> **Task details**
Print the listing from its top line through the line containing "0.0100, 0.0122, 0.0206, 0.0142, 0.0252]", nothing more, and leave out the pictures.

----------------------------------------

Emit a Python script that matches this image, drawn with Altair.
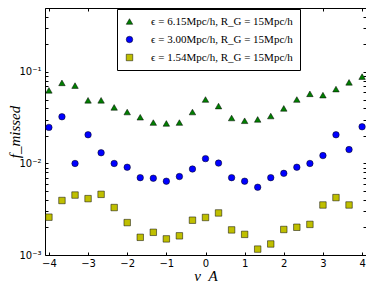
import altair as alt
import pandas as pd

nu = [-4.0, -3.667, -3.333, -3.0, -2.667, -2.333, -2.0, -1.667, -1.333, -1.0,
      -0.667, -0.333, 0.0, 0.333, 0.667, 1.0, 1.333, 1.667, 2.0, 2.333,
      2.667, 3.0, 3.333, 3.667, 4.0]

green = [0.063, 0.076, 0.071, 0.049, 0.049, 0.041, 0.0365, 0.032, 0.028, 0.0274,
         0.028, 0.0365, 0.050, 0.0424, 0.0314, 0.0293, 0.0303, 0.033, 0.040, 0.050,
         0.0577, 0.0558, 0.065, 0.077, 0.089]

blue = [0.0248, 0.0324, 0.0100, 0.0206, 0.0131, 0.0100, 0.0091, 0.0070, 0.0069, 0.0064,
        0.0072, 0.0087, 0.0113, 0.0101, 0.0070, 0.0064, 0.0055, 0.0070, 0.0078, 0.0091,
        0.0100, 0.0122, 0.0206, 0.0142, 0.0252]

yellow = [0.00259, 0.00394, 0.00452, 0.00413, 0.0046, 0.0033, 0.00226, 0.00156, 0.00177, 0.0015,
          0.00162, 0.0024, 0.00257, 0.00288, 0.00188, 0.00168, 0.00116, 0.00132, 0.0019, 0.00201,
          0.00216, 0.00352, 0.00424, 0.00352]

labels = ["ϵ = 6.15Mpc/h, R_G = 15Mpc/h",
          "ϵ = 3.00Mpc/h, R_G = 15Mpc/h",
          "ϵ = 1.54Mpc/h, R_G = 15Mpc/h"]
colors = ["#007f00", "#0000ff", "#bfbf00"]
shapes = ["triangle-up", "circle", "square"]

x_ticks = [-4, -3, -2, -1, 0, 1, 2, 3, 4]
y_ticks = [0.001, 0.002, 0.003, 0.004, 0.005, 0.006, 0.007, 0.008, 0.009,
           0.01, 0.02, 0.03, 0.04, 0.05, 0.06, 0.07, 0.08, 0.09,
           0.1, 0.2, 0.3, 0.4, 0.5]

rows = []
for series, lab in zip([green, blue, yellow], labels):
    for x, v in zip(nu, series):
        rows.append({"nu": x, "f": v, "series": lab})
df = pd.DataFrame(rows)

xscale = alt.Scale(domain=[-4.1, 4.1], nice=False, zero=False)
yscale = alt.Scale(type="log", domain=[0.001, 0.5], nice=False)

ylabel_expr = ("datum.value == 0.1 ? '10⁻¹' : datum.value == 0.01 ? '10⁻²' : "
               "datum.value == 0.001 ? '10⁻³' : ''")

common_axis = dict(domain=False, tickSize=3, offset=-3, tickColor="black",
                   labelFont="DejaVu Sans", labelFontSize=10, labelColor="black",
                   labelFlush=False, grid=False)

title_style = dict(titleFont="Liberation Serif, DejaVu Serif", titleFontSize=15,
                   titleFontWeight="normal", titleFontStyle="italic",
                   titleColor="black")

legend = alt.Legend(title=None, orient="none", legendX=72, legendY=1,
                    fillColor="white", strokeColor="black", padding=7,
                    labelFont="Liberation Serif, DejaVu Serif", labelFontSize=11,
                    labelColor="black", labelLimit=0,
                    symbolSize=42, rowPadding=6, symbolStrokeWidth=0.5,
                    symbolStrokeColor="black", cornerRadius=0, labelOffset=16)

points = alt.Chart(df).mark_point(filled=True, size=42, stroke="black",
                                  strokeWidth=0.5, opacity=1).encode(
    x=alt.X("nu:Q", scale=xscale,
            axis=alt.Axis(values=x_ticks, title="ν_A", titleBaseline="alphabetic",
                          titleY=28, labelPadding=3, **title_style, **common_axis)),
    y=alt.Y("f:Q", scale=yscale,
            axis=alt.Axis(values=y_ticks, labelExpr=ylabel_expr, title="f_missed",
                          titleBaseline="middle", titleX=-34, labelPadding=4,
                          **title_style, **common_axis)),
    color=alt.Color("series:N", scale=alt.Scale(domain=labels, range=colors), legend=legend),
    shape=alt.Shape("series:N", scale=alt.Scale(domain=labels, range=shapes), legend=legend),
)

frame = alt.Chart(df).mark_point(opacity=0).encode(
    x=alt.X("nu:Q", scale=xscale,
            axis=alt.Axis(orient="top", values=x_ticks, labels=False, title=None,
                          **common_axis)),
    y=alt.Y("f:Q", scale=yscale,
            axis=alt.Axis(orient="right", values=y_ticks, labels=False, title=None,
                          **common_axis)),
)

chart = alt.layer(points, frame).resolve_axis(
    x="independent", y="independent"
).properties(
    width=321, height=247,
    padding={"left": 37, "top": 0, "right": 0, "bottom": 27},
    autosize=alt.AutoSizeParams(type="none"),
).configure_view(stroke="black", strokeWidth=1)

chart.save("out.html", embed_options={"renderer": "svg", "actions": False})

----------------------------------------

> **Right answer**
Emit a Python script that matches this image, drawn with Altair.
import altair as alt
import pandas as pd

nu = [-4.0, -3.667, -3.333, -3.0, -2.667, -2.333, -2.0, -1.667, -1.333, -1.0,
      -0.667, -0.333, 0.0, 0.333, 0.667, 1.0, 1.333, 1.667, 2.0, 2.333,
      2.667, 3.0, 3.333, 3.667, 4.0]

green = [0.063, 0.076, 0.071, 0.049, 0.049, 0.041, 0.0365, 0.032, 0.028, 0.0274,
         0.028, 0.0365, 0.050, 0.0424, 0.0314, 0.0293, 0.0303, 0.033, 0.040, 0.050,
         0.0577, 0.0558, 0.065, 0.077, 0.089]

blue = [0.0248, 0.0324, 0.0100, 0.0206, 0.0131, 0.0100, 0.0091, 0.0070, 0.0069, 0.0064,
        0.0072, 0.0087, 0.0113, 0.0101, 0.0070, 0.0064, 0.0055, 0.0070, 0.0078, 0.0091,
        0.0100, 0.0122, 0.0206, 0.0142, 0.0252]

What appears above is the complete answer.